- Manufacturers: Eldon, Tomy
- Era: 1960s-1970s
- Category: Action figures

= Billy Blastoff =

Toy line

Billy Blastoff
| Manufacturers | Eldon, Tomy |
| Era | 1960s-1970s |
| Category | Action figures |
The toy line known as Billy Blastoff incorporated several versions of a four-inch-tall, plastic, child-faced adventurer produced by Eldon in the late 1960s and early 70s. The concept was licensed to Tomy (of Japan) by Eldon for distribution in Japan . Billy Blastoff was sometimes packaged as a deluxe Space Set with his friend Robbie Robot (Robbie was also featured in his own packaged set). Billy and Robbie could be purchased separately or packaged with equipment in different Action Sets. Vehicles made for the figures were powered by a gear beneath the figures' pack which also held "AA" batteries. The battery pack could also power several figure-held accessories such as a Radar Scope, Space Gun and underwater light via jack and corded plug.

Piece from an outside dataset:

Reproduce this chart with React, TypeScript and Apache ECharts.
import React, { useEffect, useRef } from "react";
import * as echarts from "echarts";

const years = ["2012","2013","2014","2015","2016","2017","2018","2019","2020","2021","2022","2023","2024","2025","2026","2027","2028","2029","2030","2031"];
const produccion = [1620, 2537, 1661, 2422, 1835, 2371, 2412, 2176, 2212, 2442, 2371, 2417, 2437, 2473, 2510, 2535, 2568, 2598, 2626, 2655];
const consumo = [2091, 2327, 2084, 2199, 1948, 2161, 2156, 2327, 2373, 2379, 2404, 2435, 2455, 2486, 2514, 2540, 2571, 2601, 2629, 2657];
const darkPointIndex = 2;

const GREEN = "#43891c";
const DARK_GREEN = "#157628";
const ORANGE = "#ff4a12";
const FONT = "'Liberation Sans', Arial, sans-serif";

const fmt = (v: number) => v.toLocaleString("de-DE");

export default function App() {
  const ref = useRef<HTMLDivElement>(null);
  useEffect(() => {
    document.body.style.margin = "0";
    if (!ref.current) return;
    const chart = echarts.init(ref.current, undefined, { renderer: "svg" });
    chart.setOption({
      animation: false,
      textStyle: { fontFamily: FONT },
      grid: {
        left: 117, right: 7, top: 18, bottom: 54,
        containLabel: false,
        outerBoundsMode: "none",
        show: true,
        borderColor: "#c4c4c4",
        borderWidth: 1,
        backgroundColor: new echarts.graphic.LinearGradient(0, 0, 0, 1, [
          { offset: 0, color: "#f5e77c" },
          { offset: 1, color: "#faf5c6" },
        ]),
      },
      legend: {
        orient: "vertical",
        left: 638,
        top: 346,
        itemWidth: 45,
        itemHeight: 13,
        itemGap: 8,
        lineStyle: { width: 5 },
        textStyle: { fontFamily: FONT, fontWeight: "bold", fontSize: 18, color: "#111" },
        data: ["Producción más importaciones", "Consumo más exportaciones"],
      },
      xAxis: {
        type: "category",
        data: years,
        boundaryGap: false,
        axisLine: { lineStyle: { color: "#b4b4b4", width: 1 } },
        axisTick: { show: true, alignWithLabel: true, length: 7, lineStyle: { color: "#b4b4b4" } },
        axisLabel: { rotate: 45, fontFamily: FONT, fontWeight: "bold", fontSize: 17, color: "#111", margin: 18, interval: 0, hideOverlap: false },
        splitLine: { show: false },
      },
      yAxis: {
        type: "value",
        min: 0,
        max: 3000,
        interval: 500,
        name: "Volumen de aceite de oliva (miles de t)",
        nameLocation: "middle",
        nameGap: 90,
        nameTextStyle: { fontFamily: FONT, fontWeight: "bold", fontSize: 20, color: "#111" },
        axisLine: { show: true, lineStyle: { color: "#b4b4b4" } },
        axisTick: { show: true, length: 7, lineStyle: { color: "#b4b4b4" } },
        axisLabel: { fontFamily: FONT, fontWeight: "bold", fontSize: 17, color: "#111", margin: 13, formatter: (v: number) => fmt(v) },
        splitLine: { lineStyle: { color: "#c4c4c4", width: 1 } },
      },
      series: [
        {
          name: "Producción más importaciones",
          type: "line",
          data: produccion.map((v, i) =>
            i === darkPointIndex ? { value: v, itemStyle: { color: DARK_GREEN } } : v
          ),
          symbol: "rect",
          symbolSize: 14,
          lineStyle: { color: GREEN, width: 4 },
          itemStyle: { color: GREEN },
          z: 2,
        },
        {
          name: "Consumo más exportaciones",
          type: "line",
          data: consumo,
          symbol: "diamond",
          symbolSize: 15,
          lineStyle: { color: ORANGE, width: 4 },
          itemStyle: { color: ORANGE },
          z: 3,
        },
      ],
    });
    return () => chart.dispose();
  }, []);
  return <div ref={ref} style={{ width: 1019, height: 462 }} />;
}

The earlier versions of Billy Blastoff had twin red air tanks (resembling twin scuba tanks), featured a helmet with coordinating red trim and a space suit with a blue belt and suspenders. This early version of Billy Blastoff could power vehicles but could not walk. In 1970 Billy was remolded to better match the spacesuits of the Apollo Astronauts with an all white helmet, a more rectangular beige air supply, restyled space suit and black (as opposed to yellow) gloves. In North America this later version of Billy Blastoff was introduced with the advertising tagline "Eldon's New Billy Blastoff, Now He Walks". Like the earlier version this Billy Blastoff could also power vehicles with the gear at the bottom of the air supply / back pack.

Some carded accessory packs were marketed in Europe, and possibly Canada and the US in limited regions.

Eldon also produces some additional Billy Blastoff "spin-off" products including a bubble-blowing plastic pistol called the Billy Blastoff Bubble Popper and the Billy Blastoff board game.